As part of a voluntary Environment Study Programme in 2011 the airport operator started a honey monitoring scheme where pollen, honeycombs and honey are analysed to determine whether they contain any traces of airborne pollutants. This project, which will run for several years, is examining typical air traffic emissions in the area around Schönefeld Airport and the new BER airport. The monitoring scheme will be used to determine whether honey from the region around the airport can be consumed without reservations.
Bees are very suitable for this type of study programme, as they are highly sensitive to pollution and disturbances in their natural habitat.
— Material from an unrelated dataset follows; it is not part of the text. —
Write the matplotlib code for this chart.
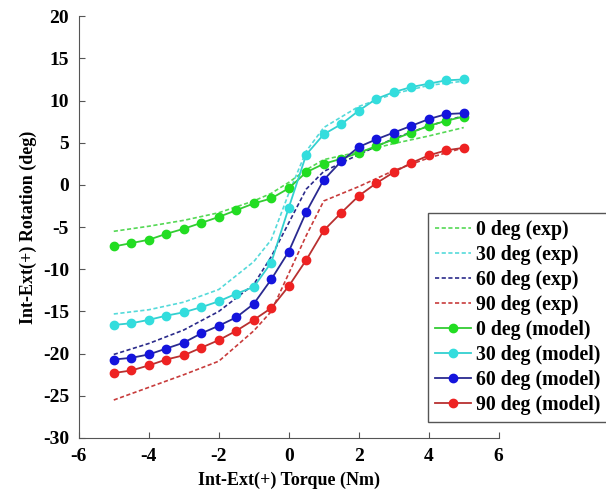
import matplotlib
matplotlib.use('Agg')
import matplotlib.pyplot as plt

# model points (every 0.5 Nm)
model_x = [-5, -4.5, -4, -3.5, -3, -2.5, -2, -1.5, -1, -0.5, 0,
           0.5, 1, 1.5, 2, 2.5, 3, 3.5, 4, 4.5, 5]
model_0 = [-7.3, -6.9, -6.5, -5.8, -5.2, -4.5, -3.8, -3.0, -2.2, -1.6, -0.4,
           1.5, 2.5, 3.1, 3.8, 4.6, 5.4, 6.2, 7.0, 7.6, 8.1]
model_30 = [-16.6, -16.4, -16.0, -15.5, -15.1, -14.5, -13.8, -12.9, -12.1, -9.2, -2.7,
            3.6, 6.0, 7.2, 8.8, 10.2, 11.0, 11.6, 12.0, 12.4, 12.5]
model_60 = [-20.7, -20.5, -20.1, -19.4, -18.7, -17.6, -16.7, -15.7, -14.1, -11.2, -7.9,
            -3.2, 0.6, 2.8, 4.5, 5.4, 6.2, 7.0, 7.8, 8.4, 8.5]
model_90 = [-22.3, -22.0, -21.4, -20.7, -20.2, -19.3, -18.4, -17.3, -16.0, -14.6, -12.0,
            -8.9, -5.4, -3.3, -1.3, 0.2, 1.5, 2.6, 3.5, 4.1, 4.4]

# experimental curves (dashed)
exp_x = [-5, -4, -3, -2, -1, -0.5, 0, 0.5, 1, 2, 3, 4, 5]
exp_0 = [-5.5, -4.9, -4.2, -3.3, -1.9, -1.0, 0.3, 1.8, 3.0, 3.9, 4.9, 5.8, 6.8]
exp_30 = [-15.3, -14.8, -13.9, -12.4, -9.1, -6.5, -1.0, 4.0, 6.8, 9.3, 10.8, 11.8, 12.3]
exp_60 = [-20.1, -18.8, -17.2, -15.0, -11.8, -8.5, -4.5, -0.5, 1.6, 3.6, 5.5, 7.0, 8.2]
exp_90 = [-25.5, -24.0, -22.5, -20.9, -17.3, -15.0, -10.5, -6.0, -1.9, -0.2, 1.7, 3.2, 4.4]

labels = ['0 deg', '30 deg', '60 deg', '90 deg']
exp_colors = ['#55d855', '#55dada', '#2a2a8a', '#c83c3c']
line_colors = ['#33cc33', '#33d0d0', '#2a2a90', '#b83030']
marker_colors = ['#22dd22', '#33dddd', '#1414dd', '#ee2222']

plt.rcParams['font.family'] = 'Liberation Serif'
plt.rcParams['font.weight'] = 'bold'
plt.rcParams['axes.unicode_minus'] = False

fig = plt.figure(figsize=(6.06, 4.91), dpi=100)
ax = fig.add_axes([0.130, 0.108, 0.693, 0.859])

for ys, lab, c in zip([exp_0, exp_30, exp_60, exp_90], labels, exp_colors):
    ax.plot(exp_x, ys, '--', color=c, lw=1.2, dashes=(2.5, 1.5), label=lab + ' (exp)')
for ys, lab, lc, mc in zip([model_0, model_30, model_60, model_90], labels, line_colors, marker_colors):
    ax.plot(model_x, ys, '-', color=lc, lw=1.3, marker='o', ms=6,
            mfc=mc, mec=mc, label=lab + ' (model)')

ax.set_xlim(-6, 6)
ax.set_ylim(-30, 20)
ax.set_xticks([-6, -4, -2, 0, 2, 4, 6])
ax.set_yticks([-30, -25, -20, -15, -10, -5, 0, 5, 10, 15, 20])
ax.spines['top'].set_visible(False)
ax.spines['right'].set_visible(False)
ax.spines['left'].set_color('#555555')
ax.spines['bottom'].set_color('#555555')
ax.tick_params(direction='in', length=4, color='#555555', labelsize=14, pad=7)
for t in ax.get_xticklabels() + ax.get_yticklabels():
    t.set_fontweight('bold')

ax.set_xlabel('Int-Ext(+) Torque (Nm)', fontsize=13, fontweight='bold', labelpad=5)
ax.set_ylabel('Int-Ext(+) Rotation (deg)', fontsize=13, fontweight='bold', labelpad=4)

leg = ax.legend(loc='upper left', bbox_to_anchor=(0.706, 0.566), bbox_transform=fig.transFigure,
                borderaxespad=0, fancybox=False, framealpha=1, edgecolor='#555555',
                handlelength=1.8, handletextpad=0.3, labelspacing=0.25, borderpad=0.35,
                prop={'weight': 'bold', 'size': 14.3})
leg.get_frame().set_linewidth(1.0)

fig.savefig('out.png', dpi=100)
During its daily flight a honey bee stops at around 4,000 flowers where it comes into contact with potential pollutants on the petals and the pollen as well as in the general surroundings.
The samples are taken from several bee populations which collect nectar at the airport site or in the immediate vicinity of the airport. In comparison, samples are also taken from hives in Schorfheide which are almost completely unaffected by air traffic. The honey, pollen and honeycombs are examined by the Munich Institute UMW Environmental Monitoring.
The start of the study programme in 2011 will ensure that any possible environmental changes in the area around the new BER airport are fully documented. The study will continue after BER opens and the results will be written up in a style that is easy to understand and published.
In the study years 2011 and 2012, in October standardised kale plants were planted in ten sites and harvested after eight weeks. The results of the first study for 2011 conducted by the Munich Institute UMW Environmental Monitoring to determine the presence of polycyclic aromatic hydrocarbons (PAHs) and heavy metals showed that airport operations had no impact on levels of airborne pollutants in the area.
The kale monitoring programme is implemented in strict compliance with the specifications of the Association of German Engineers. The strict guidelines for the soil in which the plants grow, the water used to irrigate the plants and the harvesting methods ensure that the methodology has a sound scientific basis. The kale plants used in the Study Programme are pre-cultivated under identical conditions in a neutral substrate. In the study area the plant pots are then placed on racks and left to absorb pollutants from the air for eight weeks.
The monitoring points are close to the runways, in Schönefeld and Blankenfelde-Mahlow, along the motorway and in agriculturally used areas far away from the airport in order to enable a comparison of the contamination situation to be made.
The study results will be written up in a style that is easy to understand and will be published continuously over the next few years in order to document potential changes to the air quality.